<<<<

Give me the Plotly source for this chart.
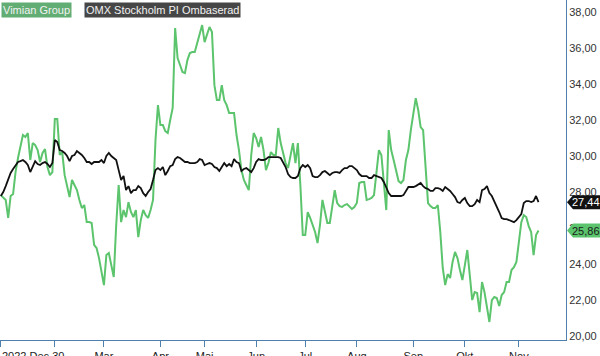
import pandas as pd
import plotly.graph_objects as go

# Swedish trading calendar (trading days only)
start_date = "2022-12-30"
end_date = "2023-11-13"
holidays = ["2023-01-06", "2023-04-07", "2023-04-10", "2023-05-01",
            "2023-05-18", "2023-06-06", "2023-06-23"]
dates = pd.bdate_range(start_date, end_date, freq="C", holidays=holidays)

vimian = [
    27.83, 27.72, 27.56, 26.56, 27.78, 27.89, 29.11, 29.89, 30.61, 31.17,
    31.06, 31.28, 29.78, 30.72, 30.61, 30.33, 29.67, 30.17, 30.39, 29.39,
    28.94, 29.11, 32.06, 32.06, 30.06, 30.22, 28.94, 28.28, 27.72, 28.67,
    28.39, 28.11, 27.56, 27.11, 27.28, 26.33, 26.33, 26.28, 25.06, 24.89,
    24.33, 23.56, 22.83, 24.50, 24.61, 23.94, 23.28, 26.17, 28.39, 26.33,
    27.00, 26.61, 27.44, 26.89, 26.61, 27.00, 25.50, 26.44, 27.00, 26.72,
    26.56, 27.00, 27.56, 30.89, 32.83, 31.72, 31.72, 31.39, 31.28, 32.00,
    32.67, 37.11, 35.44, 35.06, 34.67, 34.61, 35.33, 35.72, 35.78, 35.78,
    36.33, 36.89, 37.28, 36.33, 36.83, 37.17, 36.89, 33.94, 33.11, 33.11,
    33.94, 33.11, 32.83, 32.39, 32.39, 32.39, 31.17, 30.33, 29.22, 28.67,
    28.39, 28.11, 30.06, 31.28, 31.00, 30.50, 31.06, 30.33, 29.22, 29.61,
    30.22, 30.06, 30.06, 31.56, 30.72, 30.17, 29.61, 29.33, 30.06, 30.72,
    29.61, 30.72, 28.39, 25.61, 25.61, 26.89, 26.56, 26.17, 25.78, 25.17,
    26.17, 27.56, 26.89, 26.28, 26.28, 27.28, 28.11, 27.39, 27.22, 27.17,
    27.28, 27.33, 27.17, 27.06, 27.17, 27.39, 28.50, 28.56, 28.56, 27.56,
    27.61, 27.67, 27.83, 29.22, 30.33, 30.06, 28.67, 27.00, 31.44, 30.33,
    29.78, 29.11, 28.61, 28.50, 28.67, 29.78, 30.33, 31.44, 32.44, 33.22,
    32.56, 31.61, 31.44, 29.50, 27.39, 27.22, 27.11, 27.11, 27.28, 25.78,
    23.78, 22.83, 23.44, 23.22, 24.11, 24.67, 24.33, 23.67, 23.11, 23.94,
    24.78, 23.39, 22.00, 22.44, 22.39, 21.33, 23.00, 22.44, 21.67, 20.78,
    22.00, 22.17, 22.11, 21.67, 22.28, 22.44, 23.00, 23.00, 23.67, 23.83,
    24.11, 25.33, 26.33, 26.72, 26.61, 26.11, 25.78, 24.50, 25.61, 25.86,
]

omx = [
    27.78, 28.00, 28.33, 28.67, 29.06, 29.28, 29.50, 29.67, 29.72, 29.78,
    29.67, 29.50, 29.11, 29.44, 29.72, 29.56, 29.50, 29.61, 29.67, 29.56,
    29.39, 29.61, 30.89, 30.78, 30.33, 30.28, 30.17, 30.00, 29.72, 30.00,
    30.06, 30.28, 30.17, 30.06, 29.89, 29.67, 29.67, 29.56, 29.67, 29.67,
    29.67, 29.78, 29.61, 30.00, 30.17, 30.00, 29.89, 29.78, 29.22, 28.67,
    28.89, 28.11, 28.33, 27.94, 28.11, 28.11, 28.33, 28.22, 27.94, 27.78,
    28.00, 28.17, 28.67, 29.22, 29.33, 29.22, 29.39, 28.94, 29.17, 29.44,
    29.50, 29.83, 29.94, 29.89, 29.78, 29.67, 29.67, 29.61, 29.61, 29.61,
    29.67, 29.83, 29.78, 29.50, 29.56, 29.61, 29.56, 29.39, 29.33, 29.17,
    29.39, 29.61, 29.44, 29.56, 29.44, 29.83, 29.67, 29.61, 29.17, 29.28,
    29.33, 29.22, 29.11, 29.33, 29.67, 29.83, 29.78, 29.78, 29.83, 29.94,
    29.94, 29.94, 29.94, 29.94, 29.89, 29.67, 29.39, 29.00, 28.83, 28.78,
    28.78, 28.89, 29.33, 29.50, 29.39, 29.50, 29.33, 28.89, 28.83, 28.83,
    28.94, 29.11, 29.17, 29.06, 28.94, 29.06, 29.11, 29.11, 29.06, 29.22,
    29.33, 29.33, 29.44, 29.44, 29.33, 29.22, 29.00, 28.89, 28.89, 28.89,
    28.78, 28.78, 28.94, 28.89, 28.83, 28.78, 28.56, 28.22, 27.94, 27.78,
    27.78, 27.78, 27.78, 27.78, 27.83, 28.06, 28.28, 28.28, 28.28, 28.33,
    28.44, 28.50, 28.33, 28.22, 28.17, 28.06, 28.06, 28.22, 28.22, 28.17,
    28.06, 28.28, 28.17, 28.06, 27.89, 27.72, 27.44, 27.39, 27.56, 27.67,
    27.39, 27.22, 27.22, 27.33, 27.56, 27.44, 28.11, 28.17, 28.33, 27.94,
    27.78, 27.50, 27.22, 26.89, 26.56, 26.50, 26.50, 26.44, 26.39, 26.33,
    26.44, 26.61, 26.78, 27.39, 27.50, 27.50, 27.44, 27.50, 27.78, 27.44,
]

series_names = ["Vimian Group", "OMX Stockholm PI Ombaserad"]
month_labels = ["2022 Dec 30", "", "Mar", "Apr", "Mai", "Jun", "Jul", "Aug", "Sep", "Okt", "Nov"]
y_ticks = [20, 22, 24, 26, 28, 30, 32, 34, 36, 38]
y_tick_labels = ["20,00", "22,00", "24,00", "26,00", "28,00", "30,00", "32,00", "34,00", "36,00", "38,00"]

n = min(len(dates), len(vimian), len(omx))
idx = list(range(n))
date_str = [d.strftime("%Y-%m-%d") for d in dates[:n]]

# tick positions: start date, then first trading day of each month from February
tick_pos = [0]
seen = {(dates[0].year, dates[0].month), (2023, 1)}
for i, d in enumerate(dates[:n]):
    key = (d.year, d.month)
    if key not in seen:
        seen.add(key)
        tick_pos.append(i)
tick_pos = tick_pos[:len(month_labels)]
tick_text = [""] + month_labels[1:len(tick_pos)]

AXIS = "#4f7fad"
GREEN = "#5bc46c"
FONT = "Arial, Liberation Sans, sans-serif"

fig = go.Figure()
fig.add_trace(go.Scatter(x=idx, y=vimian[:n], mode="lines", name=series_names[0],
                         customdata=date_str, line=dict(color=GREEN, width=2)))
fig.add_trace(go.Scatter(x=idx, y=omx[:n], mode="lines", name=series_names[1],
                         customdata=date_str, line=dict(color="#111111", width=1.8)))

fig.update_layout(
    width=600, height=356,
    margin=dict(l=0, r=34, t=0, b=16, autoexpand=False),
    plot_bgcolor="white", paper_bgcolor="white",
    showlegend=False,
    font=dict(family=FONT, size=11, color="#222"),
    xaxis=dict(range=[-0.33, 230.2], showline=True, linecolor=AXIS, linewidth=1,
               ticks="outside", ticklen=6, tickcolor=AXIS, tickwidth=1,
               tickvals=tick_pos, ticktext=tick_text, showgrid=False, zeroline=False,
               ticklabelstandoff=0, automargin=False,
               tickfont=dict(size=11, color="#222")),
    yaxis=dict(side="right", range=[19.78, 38.67], showline=True, linecolor=AXIS,
               linewidth=1, ticks="", tickvals=y_ticks, ticktext=y_tick_labels,
               showgrid=False, zeroline=False, automargin=False,
               tickfont=dict(size=11, color="#333")),
)

# first x label, left-anchored at the edge
fig.add_annotation(text=month_labels[0], xref="paper", yref="paper", x=0, y=0,
                   xanchor="left", yanchor="top", yshift=-8, showarrow=False,
                   font=dict(size=11, color="#222"))

# legend boxes
fig.add_annotation(text=series_names[0], xref="paper", yref="paper", x=0.002, y=0.995,
                   xanchor="left", yanchor="top", showarrow=False, bgcolor="#62ad74",
                   borderpad=1, font=dict(size=11, color="#f2f2f2"))
fig.add_annotation(text=series_names[1], xref="paper", yref="paper", x=0.148, y=0.995,
                   xanchor="left", yanchor="top", showarrow=False, bgcolor="#464646",
                   borderpad=1, font=dict(size=11, color="#f2f2f2"))

# last value tags on the right axis
tags = [(omx[n - 1], "#111111", "white"), (vimian[n - 1], GREEN, "#1a1a1a")]
for val, bg, fg in tags:
    fig.add_shape(type="path", xref="paper", yref="y", xsizemode="pixel", ysizemode="pixel",
                  xanchor=1, yanchor=val, path="M1,0 L7,7 L34,7 L34,-7 L7,-7 Z",
                  fillcolor=bg, line=dict(width=0), layer="above")
    fig.add_annotation(text=f"{val:.2f}".replace(".", ","), xref="paper", yref="y",
                       x=1, y=val, xanchor="center", xshift=20, showarrow=False,
                       font=dict(size=11, color=fg))

fig.write_html("out.html", config={"displayModeBar": False},
               post_script="document.body.style.margin='0';document.body.style.overflow='hidden';")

>>>>

Starting at the first line of the material, output exactly the lines up to and including the one with "import plotly.graph_objects as go". Do not include the pictures.

Give me the Plotly source for this chart.
import pandas as pd
import plotly.graph_objects as go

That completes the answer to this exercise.